## Record list:

▼▼▼

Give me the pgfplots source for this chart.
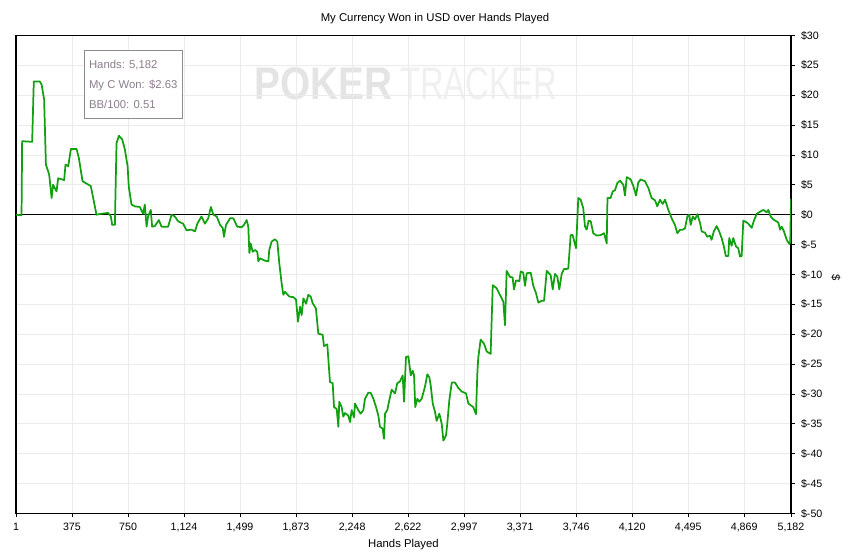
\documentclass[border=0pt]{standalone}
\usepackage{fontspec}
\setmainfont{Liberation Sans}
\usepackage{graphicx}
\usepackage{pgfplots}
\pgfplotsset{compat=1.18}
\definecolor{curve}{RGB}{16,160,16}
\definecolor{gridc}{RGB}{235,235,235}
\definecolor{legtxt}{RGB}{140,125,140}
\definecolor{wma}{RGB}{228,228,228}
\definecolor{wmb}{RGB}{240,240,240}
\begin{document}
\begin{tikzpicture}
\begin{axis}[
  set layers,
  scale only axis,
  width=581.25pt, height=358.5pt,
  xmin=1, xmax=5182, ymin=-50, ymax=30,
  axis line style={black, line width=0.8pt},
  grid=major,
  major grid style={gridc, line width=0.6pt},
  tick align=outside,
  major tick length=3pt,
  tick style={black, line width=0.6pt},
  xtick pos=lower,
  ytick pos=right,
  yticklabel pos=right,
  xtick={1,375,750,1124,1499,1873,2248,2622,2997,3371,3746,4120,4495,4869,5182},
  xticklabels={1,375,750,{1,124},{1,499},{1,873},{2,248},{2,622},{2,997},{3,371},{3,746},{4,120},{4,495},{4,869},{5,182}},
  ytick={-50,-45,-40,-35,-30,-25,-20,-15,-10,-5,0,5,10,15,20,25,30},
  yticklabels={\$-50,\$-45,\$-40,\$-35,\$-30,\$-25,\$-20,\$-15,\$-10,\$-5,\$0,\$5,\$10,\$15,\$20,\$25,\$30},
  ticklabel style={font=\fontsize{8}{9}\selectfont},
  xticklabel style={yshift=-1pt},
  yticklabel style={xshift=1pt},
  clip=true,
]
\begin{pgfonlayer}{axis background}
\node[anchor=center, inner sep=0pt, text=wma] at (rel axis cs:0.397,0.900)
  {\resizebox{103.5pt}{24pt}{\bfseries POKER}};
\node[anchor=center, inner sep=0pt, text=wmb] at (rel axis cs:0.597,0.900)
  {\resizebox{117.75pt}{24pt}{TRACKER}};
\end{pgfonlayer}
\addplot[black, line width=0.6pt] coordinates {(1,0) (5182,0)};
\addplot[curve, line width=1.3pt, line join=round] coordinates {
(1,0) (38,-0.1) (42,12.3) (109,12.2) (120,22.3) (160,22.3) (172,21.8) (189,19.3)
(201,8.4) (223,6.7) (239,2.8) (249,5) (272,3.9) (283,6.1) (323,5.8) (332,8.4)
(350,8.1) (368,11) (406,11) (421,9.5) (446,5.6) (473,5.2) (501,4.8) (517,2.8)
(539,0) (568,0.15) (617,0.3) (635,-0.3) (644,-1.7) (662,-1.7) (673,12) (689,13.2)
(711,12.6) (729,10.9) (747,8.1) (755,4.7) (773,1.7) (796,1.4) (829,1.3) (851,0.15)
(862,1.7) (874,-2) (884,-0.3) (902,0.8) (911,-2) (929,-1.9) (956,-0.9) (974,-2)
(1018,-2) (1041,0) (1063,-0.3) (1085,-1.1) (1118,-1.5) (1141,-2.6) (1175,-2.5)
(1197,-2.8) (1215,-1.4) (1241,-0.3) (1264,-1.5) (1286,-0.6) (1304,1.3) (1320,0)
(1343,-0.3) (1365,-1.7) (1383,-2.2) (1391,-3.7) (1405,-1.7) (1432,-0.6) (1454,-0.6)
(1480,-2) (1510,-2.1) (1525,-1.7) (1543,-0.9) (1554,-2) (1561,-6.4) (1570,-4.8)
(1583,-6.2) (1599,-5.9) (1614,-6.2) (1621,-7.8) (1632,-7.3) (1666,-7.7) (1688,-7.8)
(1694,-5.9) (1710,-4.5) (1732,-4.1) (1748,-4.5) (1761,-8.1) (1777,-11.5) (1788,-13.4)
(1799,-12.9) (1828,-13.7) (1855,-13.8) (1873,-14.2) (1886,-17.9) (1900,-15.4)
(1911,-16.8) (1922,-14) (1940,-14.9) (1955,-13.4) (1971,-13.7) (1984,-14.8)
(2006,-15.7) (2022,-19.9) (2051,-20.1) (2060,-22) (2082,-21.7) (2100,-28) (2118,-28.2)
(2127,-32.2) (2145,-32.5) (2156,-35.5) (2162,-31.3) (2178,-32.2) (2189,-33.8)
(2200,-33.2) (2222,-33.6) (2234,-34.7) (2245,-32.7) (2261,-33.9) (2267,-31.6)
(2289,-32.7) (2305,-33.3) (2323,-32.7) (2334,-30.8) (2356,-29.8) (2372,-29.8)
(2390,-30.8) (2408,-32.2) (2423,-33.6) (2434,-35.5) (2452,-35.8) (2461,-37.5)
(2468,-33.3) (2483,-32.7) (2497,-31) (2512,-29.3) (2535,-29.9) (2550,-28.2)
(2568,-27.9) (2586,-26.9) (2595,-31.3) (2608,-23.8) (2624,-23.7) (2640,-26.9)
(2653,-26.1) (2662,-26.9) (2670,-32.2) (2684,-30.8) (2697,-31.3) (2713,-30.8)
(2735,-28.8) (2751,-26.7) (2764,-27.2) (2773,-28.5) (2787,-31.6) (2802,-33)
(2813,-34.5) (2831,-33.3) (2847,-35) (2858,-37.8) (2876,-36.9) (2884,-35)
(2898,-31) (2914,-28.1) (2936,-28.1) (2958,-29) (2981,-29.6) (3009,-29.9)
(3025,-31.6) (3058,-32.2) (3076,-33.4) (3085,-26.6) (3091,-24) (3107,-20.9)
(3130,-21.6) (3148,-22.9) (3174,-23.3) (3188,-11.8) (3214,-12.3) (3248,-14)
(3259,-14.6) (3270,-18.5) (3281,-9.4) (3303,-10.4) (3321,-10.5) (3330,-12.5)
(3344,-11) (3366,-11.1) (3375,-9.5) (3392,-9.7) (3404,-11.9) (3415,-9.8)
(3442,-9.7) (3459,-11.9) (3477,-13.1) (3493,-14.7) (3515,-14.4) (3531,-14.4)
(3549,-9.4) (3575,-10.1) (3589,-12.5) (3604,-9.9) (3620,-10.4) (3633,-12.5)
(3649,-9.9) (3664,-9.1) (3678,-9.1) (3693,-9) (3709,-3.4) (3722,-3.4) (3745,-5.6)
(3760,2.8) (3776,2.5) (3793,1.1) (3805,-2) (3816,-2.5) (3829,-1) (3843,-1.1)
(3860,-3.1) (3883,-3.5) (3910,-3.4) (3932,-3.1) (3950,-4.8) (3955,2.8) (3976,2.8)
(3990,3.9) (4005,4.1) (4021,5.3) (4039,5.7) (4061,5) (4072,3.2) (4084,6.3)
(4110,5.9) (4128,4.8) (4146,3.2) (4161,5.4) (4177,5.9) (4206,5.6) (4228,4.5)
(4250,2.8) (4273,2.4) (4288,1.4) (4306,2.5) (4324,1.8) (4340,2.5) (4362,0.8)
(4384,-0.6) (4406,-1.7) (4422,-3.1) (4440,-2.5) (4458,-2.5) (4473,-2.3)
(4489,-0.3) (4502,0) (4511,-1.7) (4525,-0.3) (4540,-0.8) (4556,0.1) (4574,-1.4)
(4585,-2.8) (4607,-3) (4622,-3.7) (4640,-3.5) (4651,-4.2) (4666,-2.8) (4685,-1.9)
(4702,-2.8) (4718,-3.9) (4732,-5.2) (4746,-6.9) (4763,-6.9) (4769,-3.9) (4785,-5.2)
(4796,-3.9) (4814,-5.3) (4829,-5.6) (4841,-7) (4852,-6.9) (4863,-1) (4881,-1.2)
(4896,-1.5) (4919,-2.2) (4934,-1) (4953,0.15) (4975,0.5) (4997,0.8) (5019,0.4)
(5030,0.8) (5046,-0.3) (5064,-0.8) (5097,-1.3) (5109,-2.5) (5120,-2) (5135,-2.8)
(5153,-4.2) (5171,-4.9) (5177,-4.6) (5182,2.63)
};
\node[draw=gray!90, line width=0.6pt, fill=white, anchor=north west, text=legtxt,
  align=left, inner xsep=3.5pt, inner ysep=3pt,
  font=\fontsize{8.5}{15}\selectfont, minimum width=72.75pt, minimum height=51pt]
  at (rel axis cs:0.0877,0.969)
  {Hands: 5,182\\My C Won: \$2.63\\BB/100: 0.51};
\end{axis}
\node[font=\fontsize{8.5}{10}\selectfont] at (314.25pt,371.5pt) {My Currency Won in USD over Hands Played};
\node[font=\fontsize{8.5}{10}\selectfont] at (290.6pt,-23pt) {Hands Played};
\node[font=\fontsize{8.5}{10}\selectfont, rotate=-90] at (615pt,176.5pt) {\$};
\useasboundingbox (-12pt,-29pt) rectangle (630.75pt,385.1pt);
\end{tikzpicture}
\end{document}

▲▲▲
▼▼▼

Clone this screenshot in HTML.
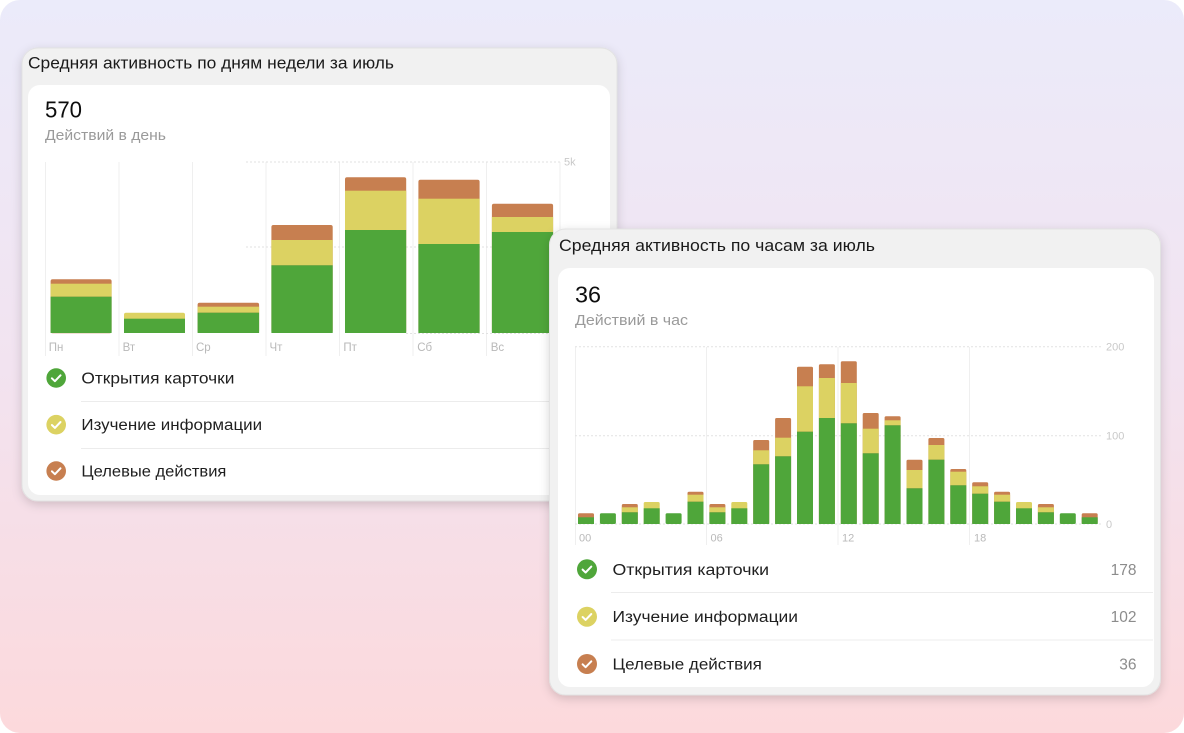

▲▲▲
▼▼▼

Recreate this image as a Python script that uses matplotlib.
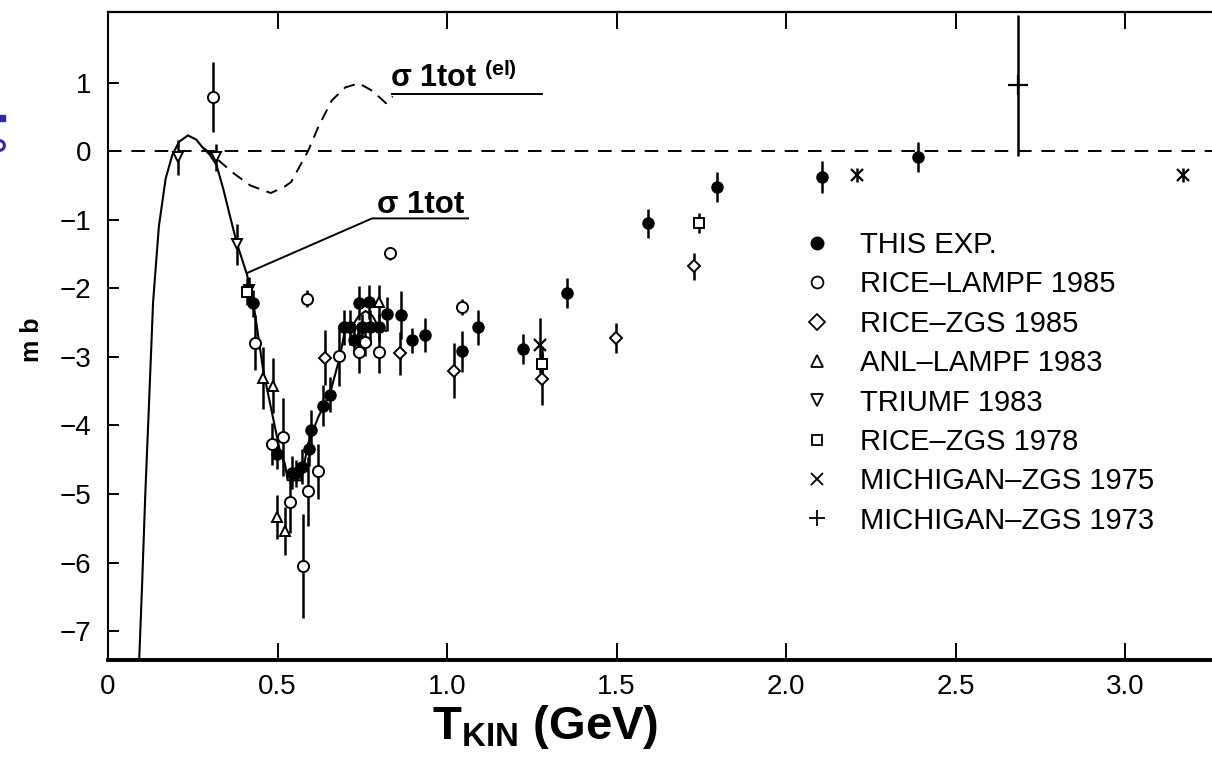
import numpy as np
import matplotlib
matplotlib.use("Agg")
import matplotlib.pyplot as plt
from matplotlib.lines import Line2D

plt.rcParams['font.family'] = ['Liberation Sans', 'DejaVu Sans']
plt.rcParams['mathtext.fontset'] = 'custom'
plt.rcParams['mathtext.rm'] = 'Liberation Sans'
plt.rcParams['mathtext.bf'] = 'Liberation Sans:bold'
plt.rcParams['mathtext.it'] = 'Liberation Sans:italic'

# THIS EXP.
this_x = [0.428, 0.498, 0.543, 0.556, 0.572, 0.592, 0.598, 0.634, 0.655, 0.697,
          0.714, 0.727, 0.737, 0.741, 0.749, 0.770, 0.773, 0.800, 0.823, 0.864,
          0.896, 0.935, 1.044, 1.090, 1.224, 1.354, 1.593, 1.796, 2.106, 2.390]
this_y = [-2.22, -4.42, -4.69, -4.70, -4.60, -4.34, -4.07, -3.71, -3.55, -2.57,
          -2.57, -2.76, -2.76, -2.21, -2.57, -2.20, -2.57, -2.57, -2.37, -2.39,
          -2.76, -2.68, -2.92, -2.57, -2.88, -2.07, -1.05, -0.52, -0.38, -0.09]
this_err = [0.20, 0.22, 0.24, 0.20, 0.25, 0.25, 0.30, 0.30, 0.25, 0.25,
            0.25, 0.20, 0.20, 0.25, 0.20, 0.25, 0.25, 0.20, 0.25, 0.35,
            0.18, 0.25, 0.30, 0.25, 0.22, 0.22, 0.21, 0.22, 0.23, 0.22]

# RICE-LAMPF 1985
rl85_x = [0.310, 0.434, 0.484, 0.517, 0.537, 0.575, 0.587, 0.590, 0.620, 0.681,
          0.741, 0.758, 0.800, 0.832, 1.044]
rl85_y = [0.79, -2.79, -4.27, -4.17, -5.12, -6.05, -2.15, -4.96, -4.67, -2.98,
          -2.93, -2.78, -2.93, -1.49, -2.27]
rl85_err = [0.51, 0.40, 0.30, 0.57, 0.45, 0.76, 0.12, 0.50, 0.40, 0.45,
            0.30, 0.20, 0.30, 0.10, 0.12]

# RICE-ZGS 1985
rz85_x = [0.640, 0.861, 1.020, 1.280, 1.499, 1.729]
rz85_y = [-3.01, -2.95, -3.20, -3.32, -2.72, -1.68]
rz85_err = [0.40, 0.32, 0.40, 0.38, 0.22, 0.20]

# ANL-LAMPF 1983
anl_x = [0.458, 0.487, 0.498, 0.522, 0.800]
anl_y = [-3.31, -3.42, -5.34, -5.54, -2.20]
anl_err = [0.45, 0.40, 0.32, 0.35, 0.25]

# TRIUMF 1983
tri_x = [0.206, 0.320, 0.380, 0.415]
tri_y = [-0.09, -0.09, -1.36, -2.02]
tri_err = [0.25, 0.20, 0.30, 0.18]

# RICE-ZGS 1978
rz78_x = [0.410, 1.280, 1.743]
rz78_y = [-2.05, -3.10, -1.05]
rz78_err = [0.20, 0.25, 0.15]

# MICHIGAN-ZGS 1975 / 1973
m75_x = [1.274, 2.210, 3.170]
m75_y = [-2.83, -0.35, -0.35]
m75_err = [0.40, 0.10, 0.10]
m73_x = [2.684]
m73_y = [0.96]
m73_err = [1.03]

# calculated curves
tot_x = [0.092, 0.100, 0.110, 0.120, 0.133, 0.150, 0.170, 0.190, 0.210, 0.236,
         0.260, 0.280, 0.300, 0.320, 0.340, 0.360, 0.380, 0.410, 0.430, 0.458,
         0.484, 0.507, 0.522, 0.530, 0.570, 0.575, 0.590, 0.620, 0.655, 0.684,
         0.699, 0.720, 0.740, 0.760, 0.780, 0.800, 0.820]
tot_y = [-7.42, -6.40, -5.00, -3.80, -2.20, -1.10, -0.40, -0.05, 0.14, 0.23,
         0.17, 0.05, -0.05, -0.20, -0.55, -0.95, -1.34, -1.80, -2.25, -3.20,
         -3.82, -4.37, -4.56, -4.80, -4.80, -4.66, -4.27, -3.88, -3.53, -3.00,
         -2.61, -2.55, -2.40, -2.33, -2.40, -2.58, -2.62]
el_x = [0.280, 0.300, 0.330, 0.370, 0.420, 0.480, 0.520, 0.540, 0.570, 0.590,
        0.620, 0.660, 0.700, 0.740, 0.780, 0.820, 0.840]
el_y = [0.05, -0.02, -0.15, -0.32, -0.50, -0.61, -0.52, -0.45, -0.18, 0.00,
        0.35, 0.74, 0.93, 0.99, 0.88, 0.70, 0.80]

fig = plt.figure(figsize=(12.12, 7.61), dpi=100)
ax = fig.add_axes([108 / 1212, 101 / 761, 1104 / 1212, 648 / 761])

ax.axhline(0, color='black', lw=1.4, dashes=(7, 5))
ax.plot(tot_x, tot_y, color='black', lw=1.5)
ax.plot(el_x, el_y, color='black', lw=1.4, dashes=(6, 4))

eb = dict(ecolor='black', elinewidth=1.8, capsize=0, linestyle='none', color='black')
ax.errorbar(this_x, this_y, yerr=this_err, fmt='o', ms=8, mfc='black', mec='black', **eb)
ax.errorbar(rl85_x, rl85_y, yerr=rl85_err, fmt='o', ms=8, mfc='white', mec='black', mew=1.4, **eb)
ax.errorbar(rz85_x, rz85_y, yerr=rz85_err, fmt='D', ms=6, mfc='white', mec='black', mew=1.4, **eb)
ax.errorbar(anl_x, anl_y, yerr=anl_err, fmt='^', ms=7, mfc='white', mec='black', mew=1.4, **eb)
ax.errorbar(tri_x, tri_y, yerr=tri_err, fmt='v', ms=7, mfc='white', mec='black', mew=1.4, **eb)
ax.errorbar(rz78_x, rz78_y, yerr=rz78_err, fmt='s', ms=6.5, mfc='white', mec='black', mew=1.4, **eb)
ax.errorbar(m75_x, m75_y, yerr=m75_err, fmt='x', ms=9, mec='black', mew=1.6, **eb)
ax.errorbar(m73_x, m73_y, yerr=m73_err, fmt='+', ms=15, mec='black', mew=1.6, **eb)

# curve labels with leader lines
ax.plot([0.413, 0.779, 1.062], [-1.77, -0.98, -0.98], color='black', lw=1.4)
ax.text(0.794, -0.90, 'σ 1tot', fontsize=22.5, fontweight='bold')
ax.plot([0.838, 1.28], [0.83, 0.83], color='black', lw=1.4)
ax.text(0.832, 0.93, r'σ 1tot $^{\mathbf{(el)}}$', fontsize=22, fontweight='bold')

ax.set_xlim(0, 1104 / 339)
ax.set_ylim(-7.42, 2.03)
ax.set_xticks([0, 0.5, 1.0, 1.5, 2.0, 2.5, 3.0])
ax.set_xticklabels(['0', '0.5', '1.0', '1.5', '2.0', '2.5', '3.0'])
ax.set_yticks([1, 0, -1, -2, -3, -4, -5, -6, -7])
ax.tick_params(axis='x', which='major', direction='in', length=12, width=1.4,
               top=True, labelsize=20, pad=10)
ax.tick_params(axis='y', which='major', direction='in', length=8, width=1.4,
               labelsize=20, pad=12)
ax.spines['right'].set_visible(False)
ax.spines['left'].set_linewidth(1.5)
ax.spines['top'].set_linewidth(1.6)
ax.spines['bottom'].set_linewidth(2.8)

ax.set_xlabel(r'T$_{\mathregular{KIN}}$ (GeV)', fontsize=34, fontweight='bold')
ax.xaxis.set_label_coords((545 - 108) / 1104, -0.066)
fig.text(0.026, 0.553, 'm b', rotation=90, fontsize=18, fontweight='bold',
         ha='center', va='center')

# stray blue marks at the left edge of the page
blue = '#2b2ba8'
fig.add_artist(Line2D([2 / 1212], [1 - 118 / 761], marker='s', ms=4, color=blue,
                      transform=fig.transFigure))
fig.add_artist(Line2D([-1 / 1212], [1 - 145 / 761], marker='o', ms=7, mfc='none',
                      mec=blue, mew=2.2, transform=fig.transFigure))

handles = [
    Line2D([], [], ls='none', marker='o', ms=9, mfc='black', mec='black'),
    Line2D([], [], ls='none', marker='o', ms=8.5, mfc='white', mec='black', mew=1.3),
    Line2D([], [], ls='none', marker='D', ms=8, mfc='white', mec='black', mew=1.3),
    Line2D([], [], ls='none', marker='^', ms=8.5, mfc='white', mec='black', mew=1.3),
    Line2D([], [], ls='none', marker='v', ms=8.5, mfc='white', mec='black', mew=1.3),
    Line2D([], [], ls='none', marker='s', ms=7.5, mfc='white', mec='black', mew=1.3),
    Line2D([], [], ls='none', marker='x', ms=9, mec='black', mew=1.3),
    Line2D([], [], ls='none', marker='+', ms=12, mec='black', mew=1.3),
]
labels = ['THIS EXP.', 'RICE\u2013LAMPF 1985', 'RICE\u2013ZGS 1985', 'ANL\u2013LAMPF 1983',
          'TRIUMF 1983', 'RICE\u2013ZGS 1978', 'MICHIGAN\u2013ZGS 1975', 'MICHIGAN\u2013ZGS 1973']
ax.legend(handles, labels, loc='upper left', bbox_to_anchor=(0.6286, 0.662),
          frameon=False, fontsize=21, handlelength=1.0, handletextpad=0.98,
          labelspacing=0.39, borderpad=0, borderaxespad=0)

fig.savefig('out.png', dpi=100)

▲▲▲

## Exercise:
Go through the records. Copy each line where "matplotlib" appears.

## Written answer:
Recreate this image as a Python script that uses matplotlib.
import matplotlib
matplotlib.use("Agg")
import matplotlib.pyplot as plt
from matplotlib.lines import Line2D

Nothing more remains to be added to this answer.